▶ [WHAT IS NEEDED]: Your task is to reproduce, verbatim and without pictures, the lines from the opening of the listing through the line containing "yticks = [0, 200, 400, 600, 800, 1000, 1200, 1400, 1600]".

--- Begin INFORMATION SHOWN ---

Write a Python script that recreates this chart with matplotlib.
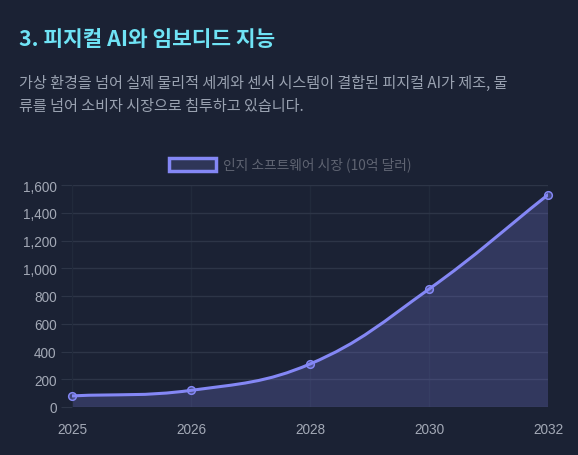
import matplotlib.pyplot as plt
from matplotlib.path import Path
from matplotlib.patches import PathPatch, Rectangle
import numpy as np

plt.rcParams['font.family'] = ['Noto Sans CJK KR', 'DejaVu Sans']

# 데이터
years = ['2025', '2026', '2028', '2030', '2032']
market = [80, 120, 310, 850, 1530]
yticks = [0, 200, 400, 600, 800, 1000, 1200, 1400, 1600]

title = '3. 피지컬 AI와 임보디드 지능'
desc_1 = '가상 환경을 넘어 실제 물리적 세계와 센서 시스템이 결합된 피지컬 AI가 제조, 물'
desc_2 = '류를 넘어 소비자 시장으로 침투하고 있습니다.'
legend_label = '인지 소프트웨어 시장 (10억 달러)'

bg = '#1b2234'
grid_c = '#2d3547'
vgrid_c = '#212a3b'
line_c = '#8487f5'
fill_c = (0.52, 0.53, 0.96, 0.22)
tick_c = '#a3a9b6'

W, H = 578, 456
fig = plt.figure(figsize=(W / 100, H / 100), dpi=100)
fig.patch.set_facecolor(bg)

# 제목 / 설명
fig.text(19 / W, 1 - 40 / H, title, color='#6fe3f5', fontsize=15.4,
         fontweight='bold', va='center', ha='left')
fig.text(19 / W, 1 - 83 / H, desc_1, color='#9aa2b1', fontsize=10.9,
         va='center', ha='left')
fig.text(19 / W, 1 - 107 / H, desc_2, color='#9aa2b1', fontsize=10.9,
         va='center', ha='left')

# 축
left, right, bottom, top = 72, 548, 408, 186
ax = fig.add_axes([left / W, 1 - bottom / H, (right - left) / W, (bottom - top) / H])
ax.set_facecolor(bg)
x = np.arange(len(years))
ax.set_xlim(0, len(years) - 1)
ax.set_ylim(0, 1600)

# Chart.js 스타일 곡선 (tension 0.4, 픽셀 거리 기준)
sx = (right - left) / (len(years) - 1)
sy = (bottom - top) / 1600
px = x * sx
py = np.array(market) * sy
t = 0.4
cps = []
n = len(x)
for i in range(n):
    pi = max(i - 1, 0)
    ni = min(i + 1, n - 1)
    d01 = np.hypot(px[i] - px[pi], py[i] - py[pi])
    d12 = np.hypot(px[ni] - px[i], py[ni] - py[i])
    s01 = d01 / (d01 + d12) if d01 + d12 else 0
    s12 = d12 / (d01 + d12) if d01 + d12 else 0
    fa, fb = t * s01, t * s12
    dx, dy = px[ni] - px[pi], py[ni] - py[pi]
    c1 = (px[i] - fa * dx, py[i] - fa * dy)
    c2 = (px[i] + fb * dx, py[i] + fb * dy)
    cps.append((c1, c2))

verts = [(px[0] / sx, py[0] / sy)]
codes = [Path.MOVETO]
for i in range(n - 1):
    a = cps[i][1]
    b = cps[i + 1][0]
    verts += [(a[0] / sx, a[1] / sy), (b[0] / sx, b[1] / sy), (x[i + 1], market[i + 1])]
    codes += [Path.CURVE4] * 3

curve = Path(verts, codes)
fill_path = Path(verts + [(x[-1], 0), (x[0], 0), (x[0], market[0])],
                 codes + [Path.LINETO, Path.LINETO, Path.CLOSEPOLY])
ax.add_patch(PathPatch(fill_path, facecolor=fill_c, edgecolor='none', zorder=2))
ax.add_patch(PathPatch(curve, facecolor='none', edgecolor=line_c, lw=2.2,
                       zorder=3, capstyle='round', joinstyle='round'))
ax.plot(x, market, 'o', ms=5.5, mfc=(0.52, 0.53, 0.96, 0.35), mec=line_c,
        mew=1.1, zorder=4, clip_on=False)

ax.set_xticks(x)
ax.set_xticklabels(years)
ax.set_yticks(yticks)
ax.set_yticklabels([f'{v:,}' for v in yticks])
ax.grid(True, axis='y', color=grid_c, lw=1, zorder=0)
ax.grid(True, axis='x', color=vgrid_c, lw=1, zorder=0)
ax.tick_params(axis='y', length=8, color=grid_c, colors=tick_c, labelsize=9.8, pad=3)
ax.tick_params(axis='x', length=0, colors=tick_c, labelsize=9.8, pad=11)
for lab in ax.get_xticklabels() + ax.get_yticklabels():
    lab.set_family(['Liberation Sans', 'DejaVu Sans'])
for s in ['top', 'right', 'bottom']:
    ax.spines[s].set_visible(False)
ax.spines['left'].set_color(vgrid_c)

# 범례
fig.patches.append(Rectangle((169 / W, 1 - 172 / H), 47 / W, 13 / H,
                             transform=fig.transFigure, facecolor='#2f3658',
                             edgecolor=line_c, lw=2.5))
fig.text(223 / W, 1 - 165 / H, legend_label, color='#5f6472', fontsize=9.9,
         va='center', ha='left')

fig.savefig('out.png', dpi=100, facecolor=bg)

--- End INFORMATION SHOWN ---

▶ [SOLUTION TO THIS PROBLEM]:
Write a Python script that recreates this chart with matplotlib.
import matplotlib.pyplot as plt
from matplotlib.path import Path
from matplotlib.patches import PathPatch, Rectangle
import numpy as np

plt.rcParams['font.family'] = ['Noto Sans CJK KR', 'DejaVu Sans']

# 데이터
years = ['2025', '2026', '2028', '2030', '2032']
market = [80, 120, 310, 850, 1530]
yticks = [0, 200, 400, 600, 800, 1000, 1200, 1400, 1600]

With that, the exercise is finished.